In 2011, investigative journalists Andrew Jennings and Jens Weinreich received the Play the Game Award for their work on ‘documenting and bringing the enormous levels of mismanagement and corruption in the world’s leading sports organisations into public view’, as the nomination read.
It was fitting that the two got the award together. They were close colleagues and friends, and when Jennings died at the age of 78 in January 2022, Weinreich mobilised their shared network of journalists, academics, and sport leaders – friends as well as a few foes – to contribute within a few short weeks to a major written tribute to a man who everyone agrees was a formidable journalist and force for change in the world of sports governance.
The tribute is published in the form of an 81 pages long special issue of Weinreich’s magazine ‘Sport and Politics’ with texts by 53 authors from 17 different countries.
The cover of the special issue of 'Sport & Politics'
The intention has not been to produce an exhaustive account of Jennings work, writes Weinreich in his editorial, but he believes that anyone who wants to understand the revolution in investigative sports politics reporting and the significance of Andrew Jennings over the 30 years that have passed since the publication of ‘The Lord of the Rings’ by Jennings and co-author Vyv Simson should read the texts carefully: “More than 50 pieces of the puzzle fit together to form a great whole.”
The pieces not only form a whole, but it is also a multidimensional puzzle, Weinreich has put together with the help from people who knew Jennings well and admired him as well as people who had been on the receiving end of his journalistic attention such as former FIFA president Sepp Blatter.
“With his books and articles, he held up a mirror to us – and even if I disagree with much of what he wrote, I take my hat off to him,” writes Blatter and adds: “When I look at what is happening in FIFA today, I would be glad if Andrew Jennings were still here.”
How to get the documents
The magazine allows not only those who knew Jennings well to reminisce but also gives new readers an opportunity to enter the intertwined worlds of Jennings and sports politics through well-written and often entertaining articles that detail some of the unbelievable stories that Jennings either uncovered himself or helped others uncover.
The magazine also contains many stories about Andrew Jennings as a man, a friend, a mentor, and above all as an uncompromising journalist that eschewed press conferences and media handouts.
His journalistic approach and methodologies are covered in several articles that focus on his insistence on getting the incriminating documents that always formed the basis of his work. And how do you do that? The magazine reprints an article that Jennings wrote for “The Global Investigative Journalism Casebook’ published by UNESCO where he explains his methods in that personal style that ruffled a fair number of feathers over the years:
“Go to a press conference chaired by Mr. Big & Nasty. Don’t dress as smartly as the press pack. Silk ties are a career killer. Be a killer. Stand up and accuse Mr. Big of whatever takes your fancy; bribe-taking, paedophilia, the list is yours to write. You are sending a message to the employees who, if Mr. Big is as big a bastard as you suspect, will be a sordid nightmare to work for. Bullying the men and feeling up the women … You are signalling that you don’t give a f… for his big b…, you only turned up because you’re looking for a fight. … If you’ve given a good performance, the documents should start to flow.”

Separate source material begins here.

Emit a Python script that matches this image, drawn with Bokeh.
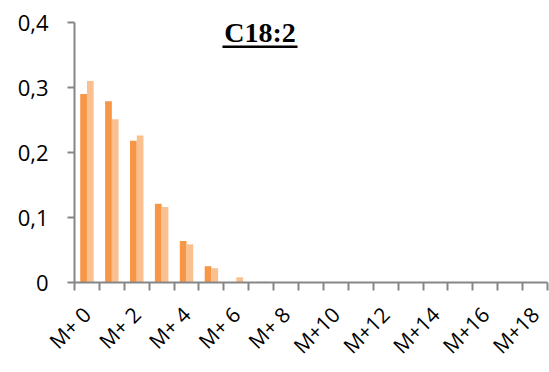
from math import pi
from bokeh.plotting import figure
from bokeh.models import ColumnDataSource, FixedTicker, Label, BoxAnnotation
from bokeh.transform import dodge
from bokeh.embed import file_html
from bokeh.resources import INLINE

categories = ["M+ 0", "M+ 1", "M+ 2", "M+ 3", "M+ 4", "M+ 5", "M+ 6", "M+ 7", "M+ 8", "M+ 9",
              "M+10", "M+11", "M+12", "M+13", "M+14", "M+15", "M+16", "M+17", "M+18"]
series_a = [0.290, 0.279, 0.218, 0.121, 0.064, 0.025, 0.0, 0.0, 0.0, 0.0,
            0.0, 0.0, 0.0, 0.0, 0.0, 0.0, 0.0, 0.0, 0.0]
series_b = [0.310, 0.251, 0.226, 0.116, 0.059, 0.022, 0.008, 0.001, 0.0, 0.0,
            0.0, 0.0, 0.0, 0.0, 0.0, 0.0, 0.0, 0.0, 0.0]
y_ticks = [0, 0.1, 0.2, 0.3, 0.4]
y_tick_labels = ["0", "0,1", "0,2", "0,3", "0,4"]
title_text = "C18:2"

idx = list(range(len(categories)))
src = ColumnDataSource(dict(x=idx, a=series_a, b=series_b))

p = figure(width=549, height=372, output_backend="svg", toolbar_location=None,
           x_range=(-0.5, len(categories) - 0.5), y_range=(0, 0.4),
           min_border_left=74, min_border_right=2, min_border_top=22, min_border_bottom=90)
p.outline_line_color = None
p.xgrid.visible = False
p.ygrid.visible = False
p.background_fill_color = "white"
p.border_fill_color = "white"

p.vbar(x=dodge("x", -0.135, range=p.x_range), top="a", width=0.27, source=src,
       fill_color="#F79646", line_color=None)
p.vbar(x=dodge("x", 0.135, range=p.x_range), top="b", width=0.27, source=src,
       fill_color="#FAC08F", line_color=None)

axis_col = "#868686"
font = "Open Sans"

xa = p.xaxis[0]
xa.ticker = FixedTicker(ticks=idx[::2], minor_ticks=[i - 0.5 for i in range(len(categories) + 1)])
xa.major_label_overrides = {i: categories[i] for i in idx[::2]}
xa.major_label_orientation = pi / 4
xa.major_tick_out = 0
xa.major_tick_in = 0
xa.minor_tick_out = 8
xa.minor_tick_in = 0
xa.minor_tick_line_color = axis_col
xa.minor_tick_line_width = 2
xa.axis_line_color = axis_col
xa.axis_line_width = 2
xa.major_label_text_font = font
xa.major_label_text_font_size = "21px"
xa.major_label_text_color = "black"
xa.major_label_standoff = 20

ya = p.yaxis[0]
ya.ticker = FixedTicker(ticks=y_ticks, minor_ticks=[])
ya.major_label_overrides = {t: l for t, l in zip(y_ticks, y_tick_labels)}
ya.major_tick_out = 7
ya.major_tick_in = 0
ya.major_tick_line_color = axis_col
ya.major_tick_line_width = 2
ya.axis_line_color = axis_col
ya.axis_line_width = 2
ya.major_label_text_font = font
ya.major_label_text_font_size = "22px"
ya.major_label_text_color = "black"
ya.major_label_standoff = 19

p.add_layout(Label(x=6.95, y=0.384, text=title_text, text_font="Liberation Serif",
                   text_font_style="bold", text_font_size="28px", text_align="center",
                   text_baseline="alphabetic", text_color="black"))
p.add_layout(BoxAnnotation(left=5.445, right=8.458, bottom=0.3606, top=0.3646,
                           fill_color="black", fill_alpha=1.0, line_color=None))

open("out.html", "w").write(file_html(p, INLINE))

The importance of journalism
The documents flowed in Jennings’ direction for many years where he painstakingly collected and organised them, and with great patience extracted and published stories about the bad men in sport which eventually led to the downfall of many corrupt officials in FIFA.
One of the articles in the magazine is written by special agent Steven Berryman who led the worldwide investigation by the US Department of the Treasury into tax, international money laundering, and corruption in sports governance within FIFA. For him the investigation began when he read an article by Jennings in 2011 about FIFA corruption and culminated in late May 2015 with charges and arrests of several FIFA officials in Switzerland, and in other countries in South America, Central America, and the Caribbean.
“Please know that much of this may have never come to light were it not for the tenacious and dedicated research and reporting over the decades of investigative journalists the world over, with this especially being true of the departed, but never forgotten, Andrew Jennings,” writes Berrryman.
At Play the Game 2022, Jennings as well as investigative journalism will be celebrated when conference participants are invited to “An evening out with Andrew Jennings”. Here stories about his life and career will be mixed with discussions about how investigative sports journalism can best be supported and developed in the years to come.